La riflessione di Parigi è stata “torneremo a essere interessati ai grandi eventi? Non ne sono sicura. Come modalità di rapporto. Il mondo del web ben si approccia al libro. Ho letto la presentazione di Effetto festival, e ciò che emerge di interessante è che grazie alla digitalizzazione dei contenuti si è avuto il 16 per cento in più, con gente che non ha mai frequentato un festival. Il web non deve essere visto come avversario ma alleato per allargare il palcoscenico della cultura. E’ questa la chance per nuovo umanesimo”.

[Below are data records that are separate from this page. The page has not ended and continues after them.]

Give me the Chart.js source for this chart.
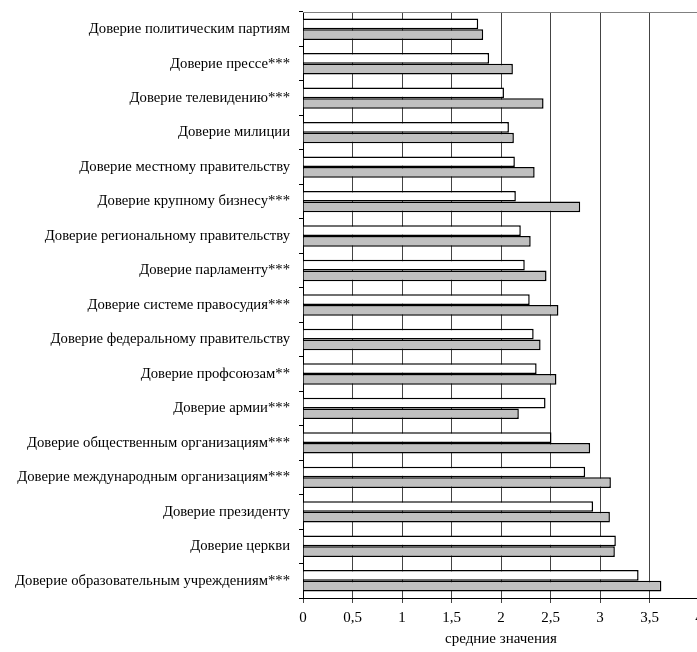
<!DOCTYPE html>
<html>
<head>
<meta charset="utf-8">
<script src="https://cdn.jsdelivr.net/npm/chart.js@4"></script>
<style>
    html, body { margin: 0; padding: 0; background: #fff; overflow: hidden; }
    #wrap { width: 720px; height: 652px; }
</style>
</head>
<body>
<div id="wrap"><canvas id="chart" width="720" height="652"></canvas></div>
<script>
// Categories (top to bottom)
const categories = [
    'Доверие политическим партиям',
    'Доверие прессе***',
    'Доверие телевидению***',
    'Доверие милиции',
    'Доверие местному правительству',
    'Доверие крупному бизнесу***',
    'Доверие региональному правительству',
    'Доверие парламенту***',
    'Доверие системе правосудия***',
    'Доверие федеральному правительству',
    'Доверие профсоюзам**',
    'Доверие армии***',
    'Доверие общественным организациям***',
    'Доверие международным организациям***',
    'Доверие президенту',
    'Доверие церкви',
    'Доверие образовательным учреждениям***'
];

// White bars (first series)
const seriesWhite = [1.77, 1.88, 2.03, 2.08, 2.14, 2.15, 2.20, 2.24, 2.29, 2.33, 2.36, 2.45, 2.51, 2.85, 2.93, 3.16, 3.39];
// Gray bars (second series)
const seriesGray = [1.82, 2.12, 2.43, 2.13, 2.34, 2.80, 2.30, 2.46, 2.58, 2.40, 2.56, 2.18, 2.90, 3.11, 3.10, 3.15, 3.62];

const xTicks = [0, 0.5, 1, 1.5, 2, 2.5, 3, 3.5, 4];
const axisTitle = 'средние значения';

const serif = 'Liberation Serif';

// top frame line
const topLine = {
    id: 'topLine',
    afterDraw(chart) {
        const { ctx, chartArea } = chart;
        ctx.save();
        ctx.strokeStyle = '#808080';
        ctx.lineWidth = 1;
        ctx.beginPath();
        ctx.moveTo(chartArea.left, chartArea.top + 0.5);
        ctx.lineTo(chartArea.right, chartArea.top + 0.5);
        ctx.stroke();
        ctx.restore();
    }
};

new Chart(document.getElementById('chart'), {
    type: 'bar',
    data: {
        labels: categories,
        datasets: [
            {
                data: seriesWhite,
                backgroundColor: '#ffffff',
                borderColor: '#000000',
                borderWidth: 1.5,
                categoryPercentage: 0.62,
                barPercentage: 1.0
            },
            {
                data: seriesGray,
                backgroundColor: '#c0c0c0',
                borderColor: '#000000',
                borderWidth: 1.5,
                categoryPercentage: 0.62,
                barPercentage: 1.0
            }
        ]
    },
    options: {
        indexAxis: 'y',
        responsive: false,
        animation: false,
        events: [],
        layout: { padding: { top: 12, right: 21, left: 0, bottom: 0 } },
        plugins: {
            legend: { display: false },
            tooltip: { enabled: false }
        },
        scales: {
            x: {
                min: 0,
                max: 4,
                afterBuildTicks(scale) {
                    scale.ticks = xTicks.map(v => ({ value: v }));
                },
                afterFit(scale) { scale.height = 54; },
                grid: {
                    color: '#444444',
                    lineWidth: 1,
                    tickLength: 5,
                    drawTicks: true
                },
                border: { color: '#000000', width: 1 },
                ticks: {
                    color: '#000',
                    padding: 6,
                    maxRotation: 0,
                    autoSkip: false,
                    font: { family: serif, size: 15 },
                    callback: v => String(v).replace('.', ',')
                },
                title: {
                    display: true,
                    text: axisTitle,
                    color: '#000',
                    font: { family: serif, size: 15 },
                    padding: { top: 2, bottom: 4 }
                }
            },
            y: {
                afterFit(scale) {
                    scale.width = 303;
                    scale.paddingTop = 0;
                    scale.paddingBottom = 0;
                },
                grid: {
                    display: true,
                    drawOnChartArea: false,
                    offset: true,
                    tickLength: 4,
                    color: '#000'
                },
                border: { color: '#000000', width: 1 },
                ticks: {
                    color: '#000',
                    padding: 9,
                    autoSkip: false,
                    font: { family: serif, size: 14.7 }
                }
            }
        }
    },
    plugins: [topLine]
});
</script>
</body>
</html>
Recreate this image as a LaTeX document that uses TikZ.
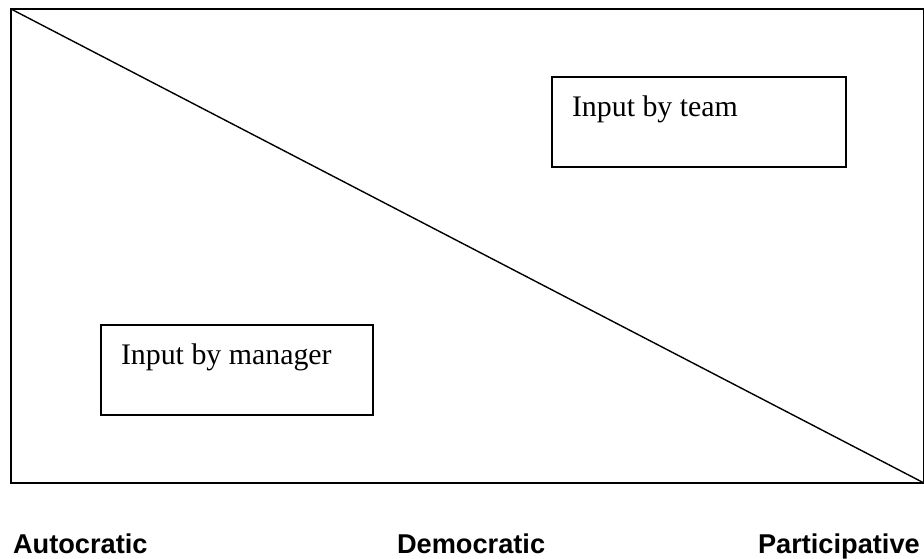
\documentclass[tikz,border=0pt]{standalone}
\usepackage{fontspec}
\setmainfont{Liberation Serif}
\newfontfamily\labelfont{Liberation Sans}
\usetikzlibrary{positioning}

\begin{document}
\begin{tikzpicture}[x=0.75pt,y=-0.75pt,line width=1.05pt,
                    inner sep=0pt,outer sep=0pt]

  \tikzstyle{box}=[rectangle,draw,anchor=north west]
  \tikzstyle{input}=[anchor=base west,font=\fontsize{22.4}{26}\selectfont]
  \tikzstyle{style}=[anchor=base west,font=\labelfont\bfseries\fontsize{20.4}{24}\selectfont]

  \useasboundingbox (0,0) rectangle (924,558);

  \node[box,minimum width=684.75pt,minimum height=355.5pt] (frame) at (11,9) {};

  \node[box,minimum width=220.5pt,minimum height=67.5pt] (team)    at (552,77)  {};
  \node[box,minimum width=204pt,minimum height=67.5pt]   (manager) at (101,325) {};

  \node[input] (teamtext)    at (572,116) {Input by team};
  \node[input] (managertext) at (121,364) {Input by manager};

  \node[style] (auto) at (13,553)  {Autocratic};
  \node[style] (demo) at (397,553) {Democratic};
  \node[style] (part) at (758,553) {Participative};

  \draw (frame.north west) -- (frame.south east);
\end{tikzpicture}
\end{document}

Basta pensare che lo stesso Salone del Libro, con SalTo Extra – la serie di webinar online diffusi attraverso Facebook e YouTube in diretta e on demand – ha intercettato l’altra direzione più che mai attuale del settore ovvero l’individuazione di nuovi canali per la divulgazione culturale attraverso i social media. Probabilmente, proprio in virtù di questa nuova forma di circuitazione, durante il lockdown si è assistito ad un proliferare decisamente inedito di una forma di produzione culturale, che sempre più difficilmente potrà essere trascurata. Il settore dei podcast era già in forte sviluppo dopo l’ingresso nel mercato italiano di multinazionali come Audible e Storytel, ma tra marzo e aprile 2020, si è registrato il 70% in più di post ad esso dedicati rispetto ai due mesi pre lockdown, generando 13,14 milioni di interazioni (+60%) e 2,56 miliardi di impression (+38%) sul tema. A farla da protagonista, infatti, è soprattutto l’audiolibro con un trend di ricerca cresciuto del 227% rispetto all’inizio dell’anno.
“E’necessario smetterla con il principio che piccolo è bello – ha chiesto nel suo intervento Giorgio Ardito – Occorre che l’amministrazione pubblica sviluppi una politica per fornire reti e servizi affinché si abbattano i costi di biblioteche, di librerie: si tratta di un impegno culturale legittimo, non è assistenzialismo. Migliorare la rete delle biblioteche ma aiutare quella delle librerie.
Grandi eventi e piccole realtà non sono in collisione o contrapposizione. Secondo Ardito infatti “il grande evento deve essere un terminale delle piccole realtà e deve collegarsi con esse. Gli uni se fatti bene, alimentano gli altri”.
Ha ricordato poi la grande ricchezza delle collezioni private presenti a Torino “Esiste un patrimonio culturale librario importante che è quello di famiglie che sono disposte a metterlo a disposizione – ha concluso – Ci sono documenti di grandi interesse, testimonianti le lotte di quartiere negli anni 60, su temi quali casa o ambiente, che non trovano spazio nei centri culturali come il polo del ‘900 o l’Istituto Gramsci. È una questione alla quale occorrerebbe dare risposta, con spazi pubblici oggi inutilizzati dove collocare queste collezioni, molto importanti.